Com a mediatização da sua ideia, vieram também as solicitações. Não só tinha quem o ajudasse mas, desde Novembro de 2015, quem precisasse e lhe pedisse ajuda. A escolha de quem seria beneficiado envolveu também momentos menos bons – o projecto de Estill era baseado na estrutura familiar de pais e filhos, uma unidade que acha que “tem uma probabilidade maior de ter sucesso no Canadá”. “Mas isso significava que não podia ajudar uma mãe solteira com seis filhos. Senti-me muito mal, porque até certo ponto está-se a fazer de deus, a dizer quem vive e quem morre”.

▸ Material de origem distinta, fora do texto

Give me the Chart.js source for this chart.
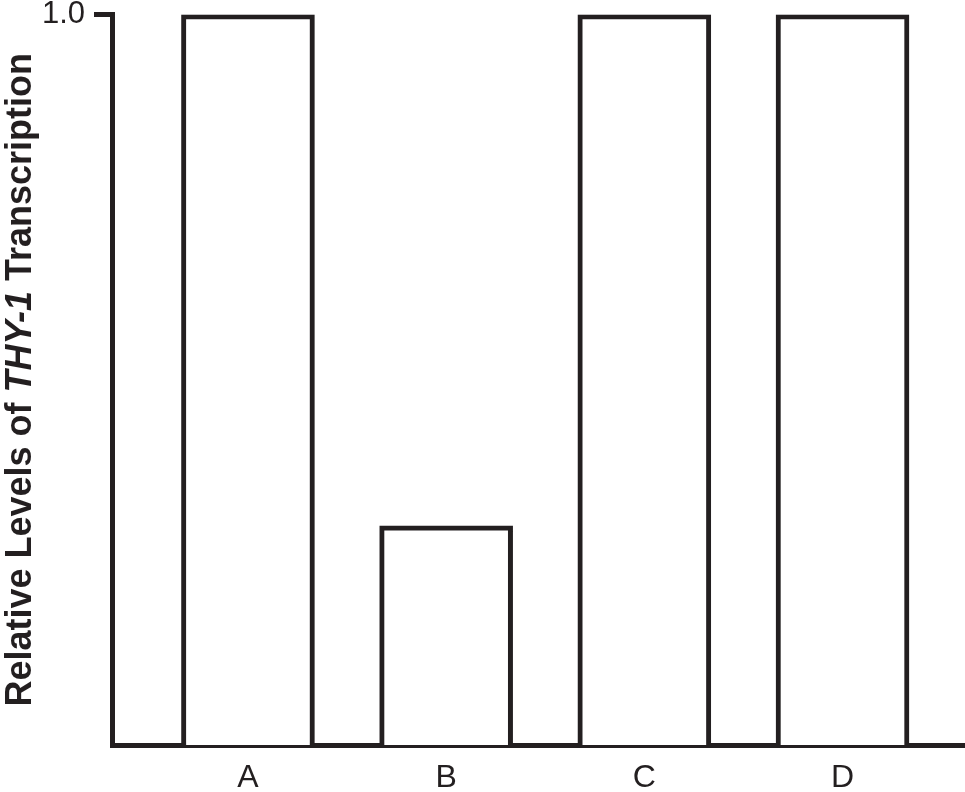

No final do processo, 58 famílias foram escolhidas, a primeira chegou há um ano ao Canadá e agora são 47 os agregados familiares de refugiados sírios a habitar na comunidade de Estill. Visita-os ao final do dia para beber um chá e tem o apoio da sua própria família, que ao princípio não sabia da sua ideia de ajudar os refugiados sírios que viam nas notícias. Na sua empresa, alguns dos refugiados têm acesso a estágios de três meses, e outros estão a desenvolver os seus próprios negócios. "Temos um que está a gerir um negócio de pizzas a partir da mesquita, porque têm uma cozinha equipada; estamos à procura de um restaurante para alugar", elencou no mês passado à revista Toronto Life.   

Mais 11 famílias estão a caminho nos próximos meses, disse ao Guardian, e o sucesso da sua experiência fá-lo querer manter um fluxo de 50 famílias por ano rumando ao Canadá.